7. Welchen Park oder welchen Platz möchten Sie auf jeden Fall noch ablichten? Eigentlich ist es eine Rückkehr an Orte, die ich schon einmal fotografiert habe, um die Veränderungen aufzuspüren. Dazu gehört die High Line in New York zwischen SOHO und dem großen Busdepot in der 42. Straße mit Blick auf die ehemaligen Hafenanlagen und Lagerhäuser. Dort habe ich 1996 meine Portrait’s von Hochhäusern gemacht. Die High Line (übrigens ca. 8 m hoch) diente mir als Standort für den Blick auf den Bauchnabel von Manhatten. Heute ist dort ein spektakulärer Park, damals wuchsen dort nur die Ruderalpflanzen.
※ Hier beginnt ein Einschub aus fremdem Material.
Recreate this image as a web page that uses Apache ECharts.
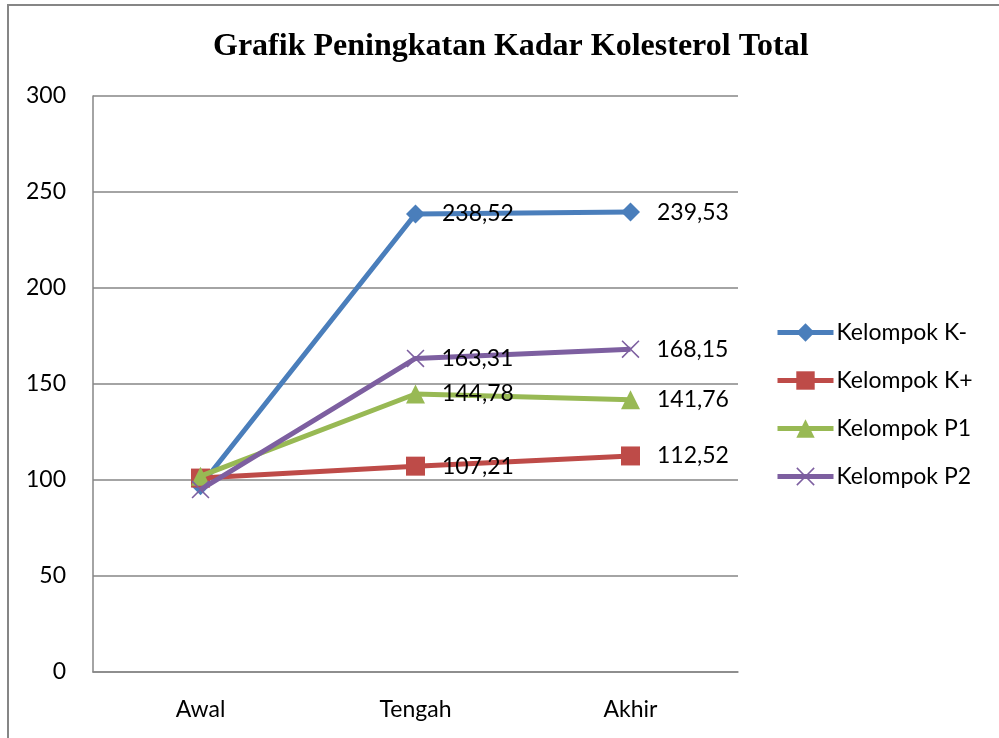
<!DOCTYPE html>
<html>
<head>
<meta charset="utf-8">
<script src="https://cdn.jsdelivr.net/npm/echarts@6/dist/echarts.min.js"></script>
<style>html,body{margin:0;padding:0;background:#fff}#c{width:999px;height:738px}</style>
</head>
<body>
<div id="c"></div>
<script>
const categories = ['Awal', 'Tengah', 'Akhir'];
const kelompokKMinus = [97, 238.52, 239.53];
const kelompokKPlus = [101, 107.21, 112.52];
const kelompokP1 = [102, 144.78, 141.76];
const kelompokP2 = [95, 163.31, 168.15];
const seriesNames = ['Kelompok K-', 'Kelompok K+', 'Kelompok P1', 'Kelompok P2'];
const yTicks = [0, 50, 100, 150, 200, 250, 300];

const colors = ['#4A7EBB', '#BE4B48', '#98B954', '#7D5FA0'];
const crossPath = 'path://M0,1.2 L1.2,0 L10,8.8 L18.8,0 L20,1.2 L11.2,10 L20,18.8 L18.8,20 L10,11.2 L1.2,20 L0,18.8 L8.8,10 Z';
const symbols = ['diamond', 'rect', 'triangle', crossPath];
const allData = [kelompokKMinus, kelompokKPlus, kelompokP1, kelompokP2];
const FONT = 'Lato';

const chart = echarts.init(document.getElementById('c'));
chart.setOption({
  animation: false,
  backgroundColor: '#fff',
  title: {
    text: 'Grafik Peningkatan Kadar Kolesterol Total',
    left: 213, top: 31, padding: 0,
    textStyle: {fontFamily: 'Liberation Serif', fontWeight: 'bold', fontSize: 32, color: '#000'}
  },
  graphic: [{
    type: 'rect', shape: {x: 8, y: 5, width: 1200, height: 1000},
    style: {fill: 'none', stroke: '#868686', lineWidth: 2}, silent: true
  }],
  grid: {left: 93, right: 261, top: 96, bottom: 66, containLabel: false},
  legend: {
    orient: 'vertical', left: 775, top: 321, padding: 0,
    itemWidth: 56, itemHeight: 23, itemGap: 25,
    lineStyle: {width: 5},
    textStyle: {fontFamily: FONT, fontSize: 23, color: '#000', padding: [0, 0, 0, -2]},
    data: seriesNames
  },
  xAxis: {
    type: 'category', data: categories, boundaryGap: true,
    axisLine: {lineStyle: {color: '#868686', width: 1.5}},
    axisTick: {show: false},
    axisLabel: {fontFamily: FONT, fontSize: 23, color: '#000', margin: 26}
  },
  yAxis: {
    type: 'value', min: yTicks[0], max: yTicks[yTicks.length - 1], interval: 50,
    axisLine: {show: true, lineStyle: {color: '#868686', width: 1.5}},
    axisTick: {show: false},
    splitLine: {lineStyle: {color: '#868686', width: 1.5}},
    axisLabel: {fontFamily: FONT, fontSize: 23, color: '#000', margin: 27}
  },
  series: allData.map((arr, si) => ({
    name: seriesNames[si],
    type: 'line',
    data: arr.map((v, i) => i === 0 ? {value: v, label: {show: false}} : v),
    symbol: symbols[si],
    symbolSize: si === 3 ? 18 : 19,
    showAllSymbol: true,
    lineStyle: {color: colors[si], width: 5},
    itemStyle: {color: colors[si]},
    label: {
      show: true, position: 'right', distance: 17,
      fontFamily: FONT, fontSize: 23, color: '#000',
      formatter: p => p.value.toFixed(2).replace('.', ',')
    },
    z: 2 + si
  }))
});
</script>
</body>
</html>
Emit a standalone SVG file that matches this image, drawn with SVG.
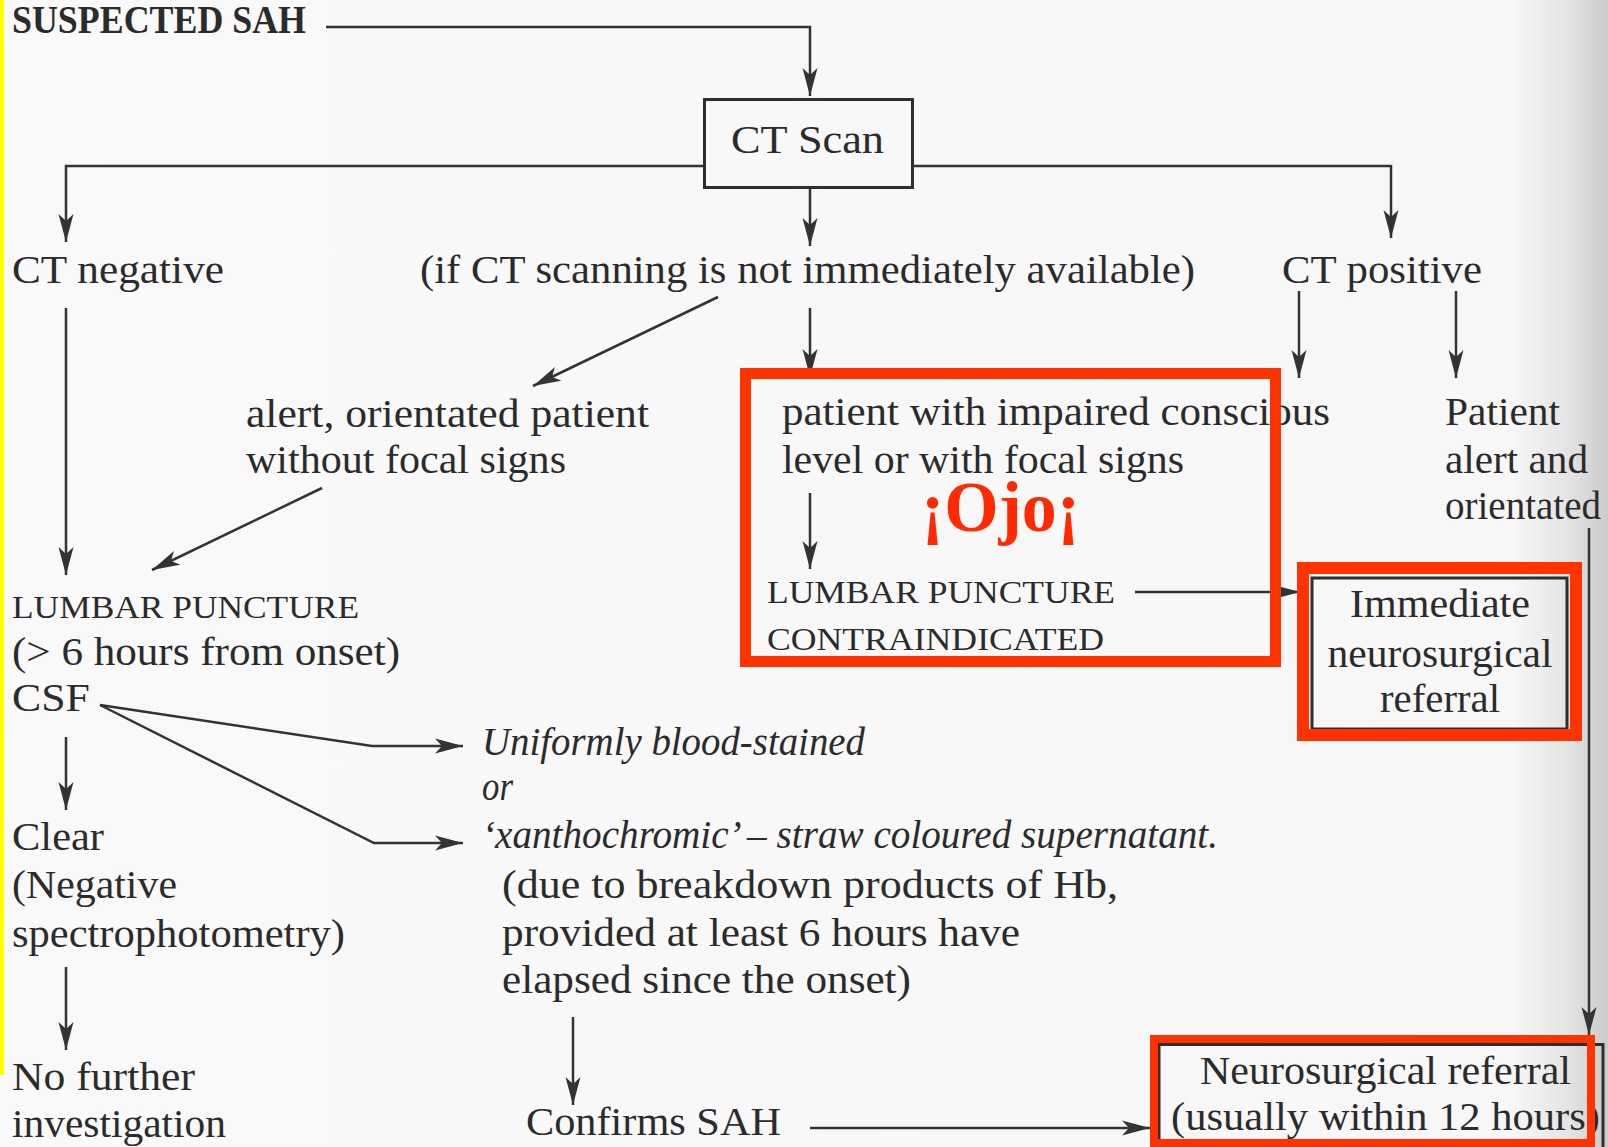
<svg xmlns="http://www.w3.org/2000/svg" width="1608" height="1147" viewBox="0 0 1608 1147">
<defs>
<linearGradient id="page" x1="0" y1="0" x2="1608" y2="0" gradientUnits="userSpaceOnUse">
<stop offset="0" stop-color="#f9f9f9"/>
<stop offset="0.94" stop-color="#f7f7f7"/>
<stop offset="0.975" stop-color="#e4e4e4"/>
<stop offset="1" stop-color="#cbcbcb"/>
</linearGradient>
<marker id="ah" markerUnits="userSpaceOnUse" markerWidth="28" markerHeight="16" viewBox="0 0 28 16" refX="28" refY="8" orient="auto">
<path d="M0,0.5 L28,8 L0,15.5 L7,8 z" fill="#333"/>
</marker>
<style>
text{font-family:"Liberation Serif","Times New Roman",serif;fill:#2b2b2b;font-size:40px}
.b{font-weight:bold}
.sc{font-size:31px}
.it{font-style:italic}
.mid{text-anchor:middle}
.ojo{font-weight:bold;fill:#ff2a00;font-size:72px}
.cn path{fill:none;stroke:#333;stroke-width:2.5;marker-end:url(#ah)}
.box{fill:none;stroke:#2e2e2e;stroke-width:3}
.red{fill:none;stroke:#ff3300}
</style>
</defs>
<rect x="0" y="0" width="1608" height="1147" fill="url(#page)"/>
<rect x="0" y="0" width="4" height="1075" fill="#ffff00"/>

<g id="connectors" class="cn">
<path d="M326,27 H810 V96"/>
<path d="M703,166 H66 V242"/>
<path d="M810,189 V246"/>
<path d="M914,166 H1391 V238"/>
<path d="M66,308 V575"/>
<path d="M718,297 L533,386"/>
<path d="M810,308 V377"/>
<path d="M1299,291 V378"/>
<path d="M1456,291 V378"/>
<path d="M322,488 L152,570"/>
<path d="M810,493 V569"/>
<path d="M1135,592 H1300"/>
<path d="M1589,528 V1035"/>
<path d="M100,705 L372,746 H463"/>
<path d="M100,705 L374,843 H463"/>
<path d="M66,737 V810"/>
<path d="M66,967 V1050"/>
<path d="M573,1017 V1105"/>
<path d="M810,1128 H1150"/>
</g>

<g id="suspected-sah"><text class="b" x="12" y="33" font-size="28" textLength="294" lengthAdjust="spacingAndGlyphs">SUSPECTED SAH</text></g>

<g id="ct-scan">
<rect class="box" x="704.5" y="99.5" width="208" height="88"/>
<text x="731" y="153" textLength="153" lengthAdjust="spacingAndGlyphs">CT Scan</text>
</g>

<g id="ct-negative"><text x="12" y="283" textLength="212" lengthAdjust="spacingAndGlyphs">CT negative</text></g>
<g id="ct-not-available"><text x="420" y="283" textLength="775" lengthAdjust="spacingAndGlyphs">(if CT scanning is not immediately available)</text></g>
<g id="ct-positive"><text x="1282" y="283" textLength="200" lengthAdjust="spacingAndGlyphs">CT positive</text></g>

<g id="alert-patient">
<text x="246" y="427" textLength="403" lengthAdjust="spacingAndGlyphs">alert, orientated patient</text>
<text x="246" y="473" textLength="320" lengthAdjust="spacingAndGlyphs">without focal signs</text>
</g>

<g id="impaired-patient">
<text x="782" y="425" textLength="548" lengthAdjust="spacingAndGlyphs">patient with impaired conscious</text>
<text x="782" y="473" textLength="402" lengthAdjust="spacingAndGlyphs">level or with focal signs</text>
</g>

<g id="patient-alert">
<text x="1445" y="425" textLength="115" lengthAdjust="spacingAndGlyphs">Patient</text>
<text x="1445" y="473" textLength="143" lengthAdjust="spacingAndGlyphs">alert and</text>
<text x="1445" y="519" textLength="156" lengthAdjust="spacingAndGlyphs">orientated</text>
</g>

<g id="lumbar-puncture">
<text class="sc" x="12" y="618" textLength="347" lengthAdjust="spacingAndGlyphs">LUMBAR PUNCTURE</text>
<text x="12" y="665" textLength="388" lengthAdjust="spacingAndGlyphs">(&gt; 6 hours from onset)</text>
</g>

<g id="csf"><text x="12" y="711" textLength="78" lengthAdjust="spacingAndGlyphs">CSF</text></g>

<g id="lp-contraindicated">
<text class="sc" x="767" y="603" textLength="348" lengthAdjust="spacingAndGlyphs">LUMBAR PUNCTURE</text>
<text class="sc" x="767" y="650" textLength="337" lengthAdjust="spacingAndGlyphs">CONTRAINDICATED</text>
</g>

<g id="immediate-referral">
<rect class="box" x="1312" y="578" width="255" height="151" stroke-width="2.5"/>
<text class="mid" x="1440" y="617" textLength="180" lengthAdjust="spacingAndGlyphs">Immediate</text>
<text class="mid" x="1440" y="667" textLength="225" lengthAdjust="spacingAndGlyphs">neurosurgical</text>
<text class="mid" x="1440" y="712" textLength="120" lengthAdjust="spacingAndGlyphs">referral</text>
</g>

<g id="blood-stained">
<text class="it" x="482" y="755" textLength="383" lengthAdjust="spacingAndGlyphs">Uniformly blood-stained</text>
<text class="it" x="482" y="800" textLength="31" lengthAdjust="spacingAndGlyphs">or</text>
<text class="it" x="482" y="848" textLength="736" lengthAdjust="spacingAndGlyphs">‘xanthochromic’ – straw coloured supernatant.</text>
<text x="502" y="898" textLength="616" lengthAdjust="spacingAndGlyphs">(due to breakdown products of Hb,</text>
<text x="502" y="946" textLength="518" lengthAdjust="spacingAndGlyphs">provided at least 6 hours have</text>
<text x="502" y="993" textLength="409" lengthAdjust="spacingAndGlyphs">elapsed since the onset)</text>
</g>

<g id="clear">
<text x="12" y="850" textLength="92" lengthAdjust="spacingAndGlyphs">Clear</text>
<text x="12" y="898" textLength="165" lengthAdjust="spacingAndGlyphs">(Negative</text>
<text x="12" y="947" textLength="333" lengthAdjust="spacingAndGlyphs">spectrophotometry)</text>
</g>

<g id="no-further">
<text x="12" y="1090" textLength="183" lengthAdjust="spacingAndGlyphs">No further</text>
<text x="12" y="1137" textLength="214" lengthAdjust="spacingAndGlyphs">investigation</text>
</g>

<g id="confirms-sah"><text x="526" y="1135" textLength="255" lengthAdjust="spacingAndGlyphs">Confirms SAH</text></g>

<g id="neurosurgical-referral">
<rect class="box" x="1159" y="1044.5" width="444" height="120" stroke-width="2.5"/>
<text x="1200" y="1084" textLength="371" lengthAdjust="spacingAndGlyphs">Neurosurgical referral</text>
<text x="1171" y="1130" textLength="429" lengthAdjust="spacingAndGlyphs">(usually within 12 hours)</text>
</g>

<g id="ojo-highlight">
<rect class="red" x="745.5" y="373.5" width="530" height="288" stroke-width="11"/>
<text class="ojo" x="921" y="531" textLength="159" lengthAdjust="spacingAndGlyphs">¡Ojo¡</text>
</g>
<g id="immediate-highlight"><rect class="red" x="1303" y="568" width="273" height="167" stroke-width="12"/></g>
<g id="referral-highlight"><rect class="red" x="1154" y="1039" width="437" height="104" stroke-width="8"/></g>
</svg>
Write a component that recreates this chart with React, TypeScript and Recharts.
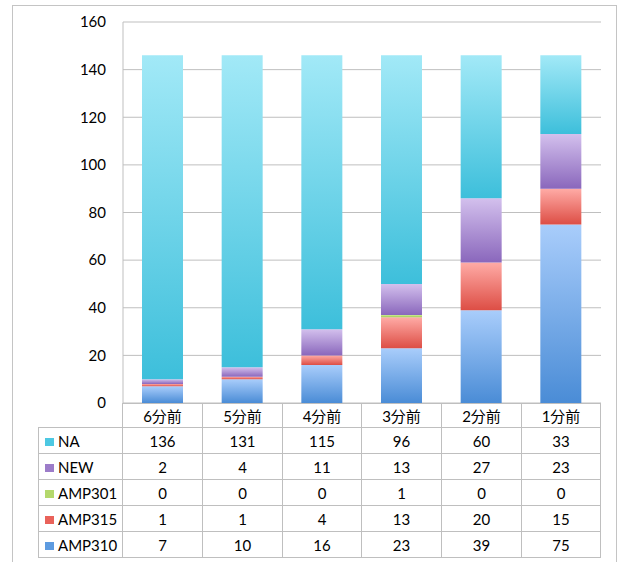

Bild: Leipzig, Brühl / Richard-Wagner-Platz 27.02.2010 Die Momentaufnahme während der Abrissphase dieses Ensemble aus einem Kaufhaus und einer Wohnanlage der DDR-Epoche erinnert mich an das Bild von Paul Klee, das Angelus Novus heißt. Ein Engel ist darauf dargestellt, der aussieht, als wäre er im Begriff, sich von etwas zu entfernen, worauf er starrt, wie es Walter Benjamin in seinem berühmten Text über das Bild von Klee formuliert hat. Nach Fertigstellung des Neubaus zu einem Einkaufszentrum werde ich 2012 ein weiteres Bild von diesem Ort für meine Leipziger Brühl-Serie realisieren.